Written problem:
Within the data that follows, how many lines carry the string "this"? Give the number alone.
--- BEGIN Given data ---
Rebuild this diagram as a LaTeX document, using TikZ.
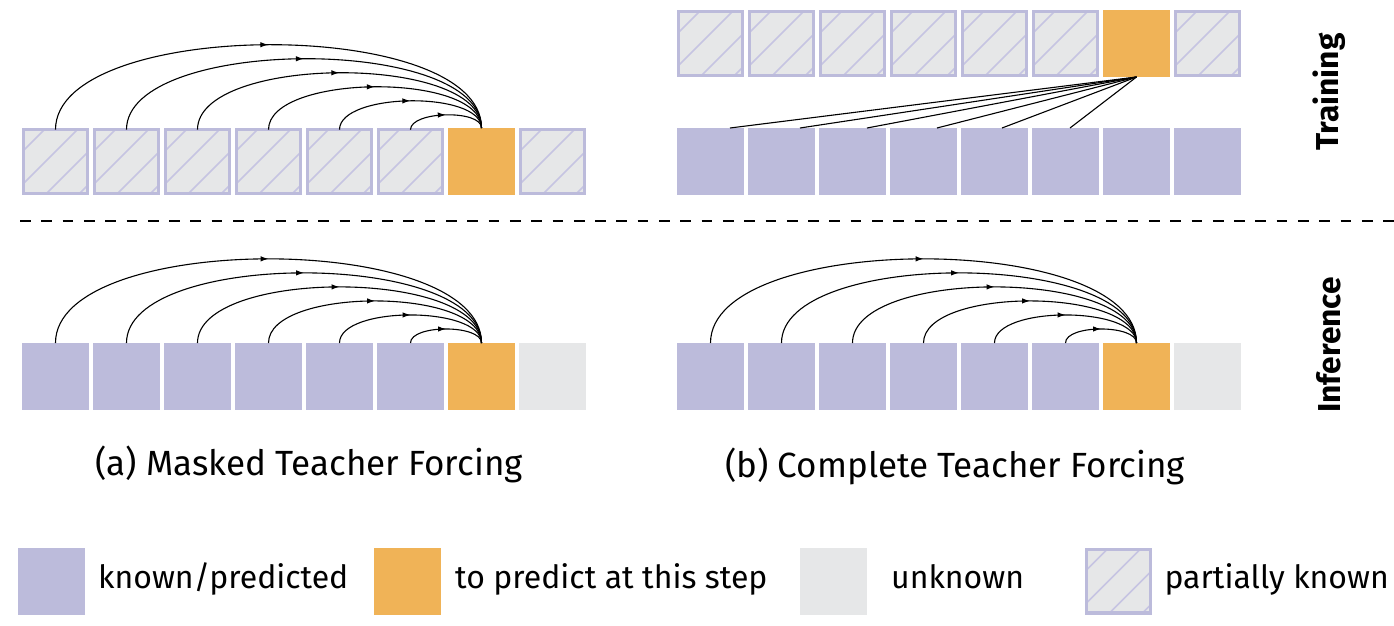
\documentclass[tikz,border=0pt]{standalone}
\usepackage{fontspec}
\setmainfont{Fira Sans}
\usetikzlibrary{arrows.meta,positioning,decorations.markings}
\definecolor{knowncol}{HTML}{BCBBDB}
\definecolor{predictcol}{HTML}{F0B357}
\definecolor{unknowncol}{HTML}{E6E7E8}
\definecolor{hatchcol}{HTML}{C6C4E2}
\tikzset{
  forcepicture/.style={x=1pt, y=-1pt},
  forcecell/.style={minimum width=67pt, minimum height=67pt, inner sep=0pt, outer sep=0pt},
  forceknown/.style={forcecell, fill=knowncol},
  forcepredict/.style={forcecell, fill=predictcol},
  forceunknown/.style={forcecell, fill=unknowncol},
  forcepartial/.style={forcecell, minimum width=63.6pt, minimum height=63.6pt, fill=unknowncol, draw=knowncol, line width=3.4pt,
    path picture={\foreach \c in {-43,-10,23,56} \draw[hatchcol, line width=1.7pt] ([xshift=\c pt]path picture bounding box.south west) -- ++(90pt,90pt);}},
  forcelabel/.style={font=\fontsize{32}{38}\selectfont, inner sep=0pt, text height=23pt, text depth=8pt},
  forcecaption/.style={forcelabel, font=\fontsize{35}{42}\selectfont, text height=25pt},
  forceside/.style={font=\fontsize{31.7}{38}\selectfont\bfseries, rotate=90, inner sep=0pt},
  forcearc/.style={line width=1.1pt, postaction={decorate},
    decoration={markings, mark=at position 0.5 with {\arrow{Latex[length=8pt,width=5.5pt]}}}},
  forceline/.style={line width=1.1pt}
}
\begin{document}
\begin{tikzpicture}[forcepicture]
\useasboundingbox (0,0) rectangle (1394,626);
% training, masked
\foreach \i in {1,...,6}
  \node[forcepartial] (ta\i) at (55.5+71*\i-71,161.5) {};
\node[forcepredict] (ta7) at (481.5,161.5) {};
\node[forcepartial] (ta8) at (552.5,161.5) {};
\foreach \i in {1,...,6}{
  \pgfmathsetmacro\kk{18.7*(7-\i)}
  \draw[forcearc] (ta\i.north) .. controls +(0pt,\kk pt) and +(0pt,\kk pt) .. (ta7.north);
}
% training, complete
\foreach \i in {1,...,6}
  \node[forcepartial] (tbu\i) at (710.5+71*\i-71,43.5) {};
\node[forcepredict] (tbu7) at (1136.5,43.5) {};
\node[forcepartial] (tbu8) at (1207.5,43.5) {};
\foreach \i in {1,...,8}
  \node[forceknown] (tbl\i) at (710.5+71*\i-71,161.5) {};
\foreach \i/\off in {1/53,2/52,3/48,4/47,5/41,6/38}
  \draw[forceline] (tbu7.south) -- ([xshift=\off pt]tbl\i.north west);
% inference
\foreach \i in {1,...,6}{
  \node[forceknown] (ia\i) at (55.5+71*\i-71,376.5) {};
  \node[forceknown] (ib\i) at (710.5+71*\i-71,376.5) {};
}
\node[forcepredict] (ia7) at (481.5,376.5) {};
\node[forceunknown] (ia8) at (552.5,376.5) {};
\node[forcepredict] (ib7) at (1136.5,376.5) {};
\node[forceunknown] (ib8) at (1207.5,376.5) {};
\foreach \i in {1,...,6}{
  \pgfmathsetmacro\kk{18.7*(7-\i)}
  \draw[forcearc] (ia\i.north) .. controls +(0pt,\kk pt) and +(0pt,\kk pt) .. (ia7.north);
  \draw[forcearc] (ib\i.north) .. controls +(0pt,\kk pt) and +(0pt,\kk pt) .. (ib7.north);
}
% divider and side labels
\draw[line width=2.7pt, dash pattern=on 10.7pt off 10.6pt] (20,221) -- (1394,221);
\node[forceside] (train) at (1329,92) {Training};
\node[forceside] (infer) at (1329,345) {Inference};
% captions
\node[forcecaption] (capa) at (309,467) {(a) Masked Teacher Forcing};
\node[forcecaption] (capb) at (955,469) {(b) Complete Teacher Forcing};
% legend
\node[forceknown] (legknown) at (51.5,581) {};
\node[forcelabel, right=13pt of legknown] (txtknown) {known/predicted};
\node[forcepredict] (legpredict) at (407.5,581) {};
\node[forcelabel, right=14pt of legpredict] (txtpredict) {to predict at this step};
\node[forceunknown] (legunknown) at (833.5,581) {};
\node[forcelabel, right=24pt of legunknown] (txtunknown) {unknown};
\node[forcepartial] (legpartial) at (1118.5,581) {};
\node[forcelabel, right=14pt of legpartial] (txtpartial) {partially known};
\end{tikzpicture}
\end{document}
--- END Given data ---
--- BEGIN Given data ---
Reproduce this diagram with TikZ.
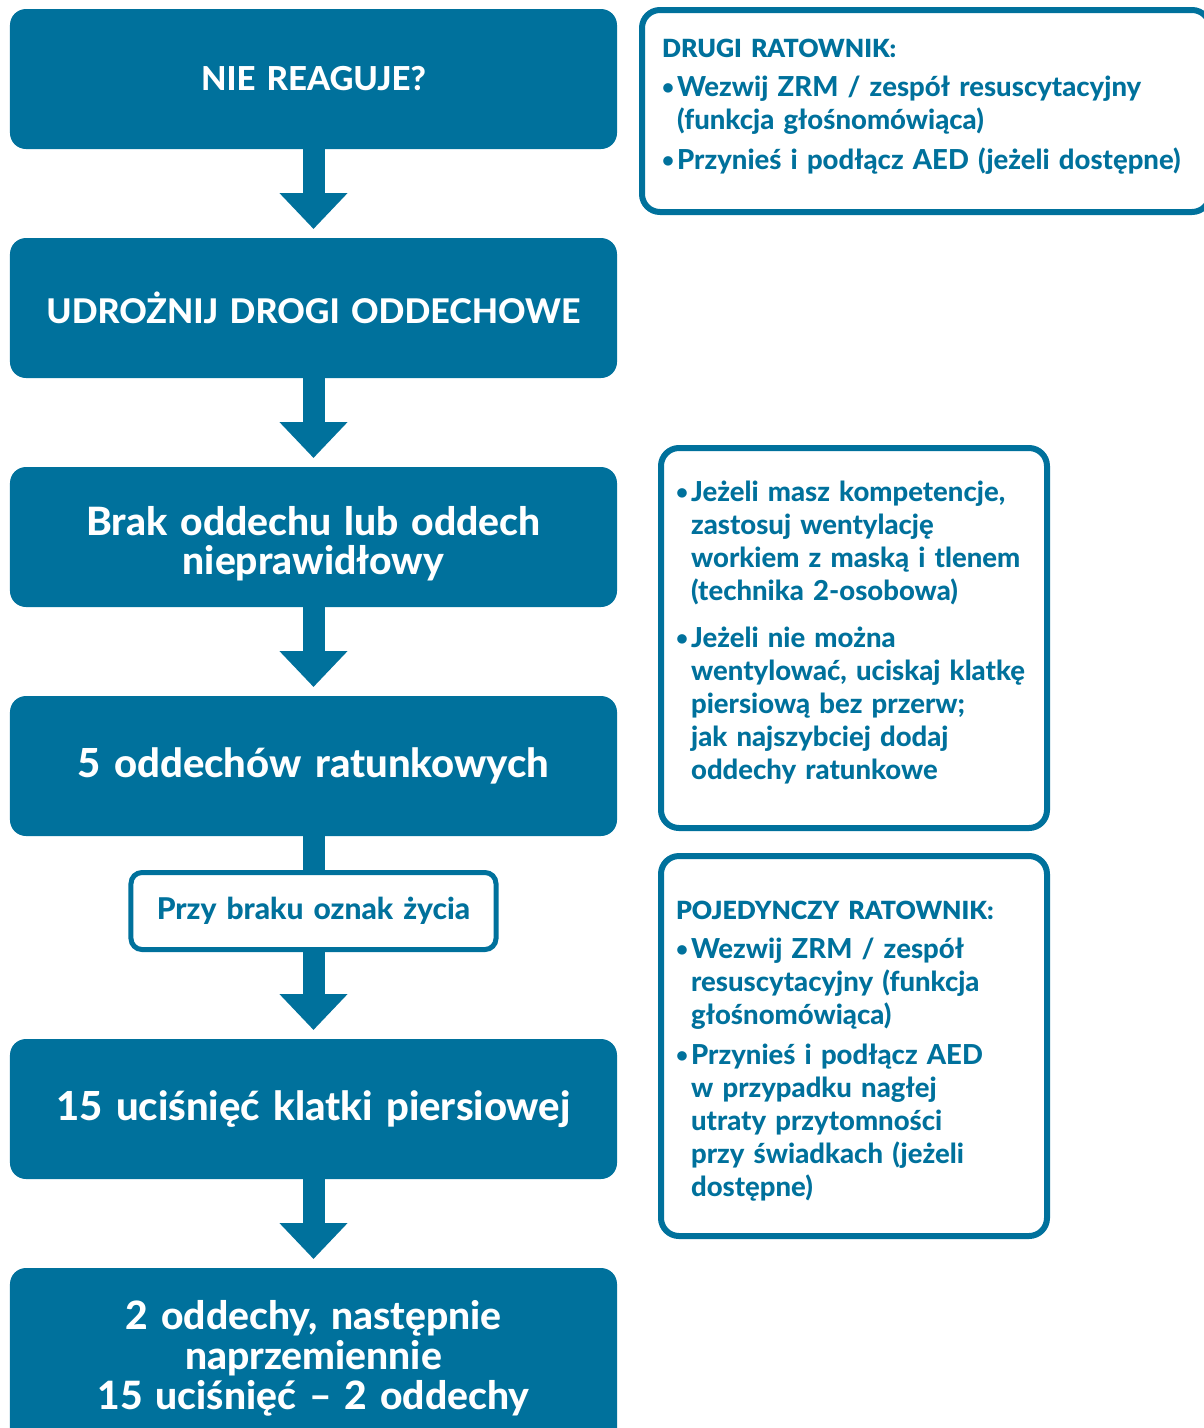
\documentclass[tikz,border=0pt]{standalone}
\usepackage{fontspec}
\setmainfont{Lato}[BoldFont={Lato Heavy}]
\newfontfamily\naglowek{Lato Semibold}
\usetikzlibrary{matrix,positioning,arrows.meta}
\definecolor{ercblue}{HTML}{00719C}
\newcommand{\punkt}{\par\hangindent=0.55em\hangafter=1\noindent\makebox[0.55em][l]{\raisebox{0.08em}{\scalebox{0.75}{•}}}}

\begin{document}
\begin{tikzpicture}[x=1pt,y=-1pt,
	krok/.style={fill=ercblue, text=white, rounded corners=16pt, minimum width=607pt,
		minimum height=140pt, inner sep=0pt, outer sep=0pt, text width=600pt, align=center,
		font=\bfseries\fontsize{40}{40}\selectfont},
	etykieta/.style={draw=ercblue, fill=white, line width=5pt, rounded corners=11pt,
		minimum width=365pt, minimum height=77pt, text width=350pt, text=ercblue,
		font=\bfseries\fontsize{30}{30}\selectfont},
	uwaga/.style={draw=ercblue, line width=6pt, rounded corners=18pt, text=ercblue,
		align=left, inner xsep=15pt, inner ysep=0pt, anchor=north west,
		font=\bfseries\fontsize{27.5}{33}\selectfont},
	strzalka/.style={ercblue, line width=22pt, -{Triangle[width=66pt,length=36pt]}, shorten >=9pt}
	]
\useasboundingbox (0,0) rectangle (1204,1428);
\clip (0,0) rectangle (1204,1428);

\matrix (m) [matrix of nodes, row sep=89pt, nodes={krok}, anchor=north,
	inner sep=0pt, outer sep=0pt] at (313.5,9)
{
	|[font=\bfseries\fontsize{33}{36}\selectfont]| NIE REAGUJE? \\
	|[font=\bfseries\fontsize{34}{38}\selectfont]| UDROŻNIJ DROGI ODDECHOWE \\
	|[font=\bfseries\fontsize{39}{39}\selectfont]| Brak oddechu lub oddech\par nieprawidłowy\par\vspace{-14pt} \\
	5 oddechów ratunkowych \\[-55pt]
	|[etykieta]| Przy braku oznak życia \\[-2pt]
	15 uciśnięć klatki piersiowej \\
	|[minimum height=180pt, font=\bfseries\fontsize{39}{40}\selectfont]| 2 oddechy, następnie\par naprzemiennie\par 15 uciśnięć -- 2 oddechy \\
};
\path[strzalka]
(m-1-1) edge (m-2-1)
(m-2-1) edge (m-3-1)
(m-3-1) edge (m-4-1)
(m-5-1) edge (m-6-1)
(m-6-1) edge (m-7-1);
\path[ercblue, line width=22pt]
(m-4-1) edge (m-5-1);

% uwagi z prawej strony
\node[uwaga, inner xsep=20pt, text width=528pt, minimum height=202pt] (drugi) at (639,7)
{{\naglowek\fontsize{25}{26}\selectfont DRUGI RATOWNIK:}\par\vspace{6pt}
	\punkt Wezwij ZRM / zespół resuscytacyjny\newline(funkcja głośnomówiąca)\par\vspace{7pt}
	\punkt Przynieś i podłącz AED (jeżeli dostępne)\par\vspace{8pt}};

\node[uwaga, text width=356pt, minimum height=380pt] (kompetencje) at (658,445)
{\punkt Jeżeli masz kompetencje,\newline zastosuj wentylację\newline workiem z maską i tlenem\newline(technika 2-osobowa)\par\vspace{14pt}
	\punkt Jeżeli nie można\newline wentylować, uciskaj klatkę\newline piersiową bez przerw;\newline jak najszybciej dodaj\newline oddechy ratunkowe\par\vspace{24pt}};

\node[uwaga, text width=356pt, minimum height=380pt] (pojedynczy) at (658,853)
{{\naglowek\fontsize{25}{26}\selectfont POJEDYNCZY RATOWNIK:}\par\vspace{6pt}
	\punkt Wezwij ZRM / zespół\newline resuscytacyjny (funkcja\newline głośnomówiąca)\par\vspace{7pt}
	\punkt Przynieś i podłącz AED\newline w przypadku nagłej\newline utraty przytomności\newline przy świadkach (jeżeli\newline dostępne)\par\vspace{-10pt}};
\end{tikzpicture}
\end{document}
--- END Given data ---
Task output:
3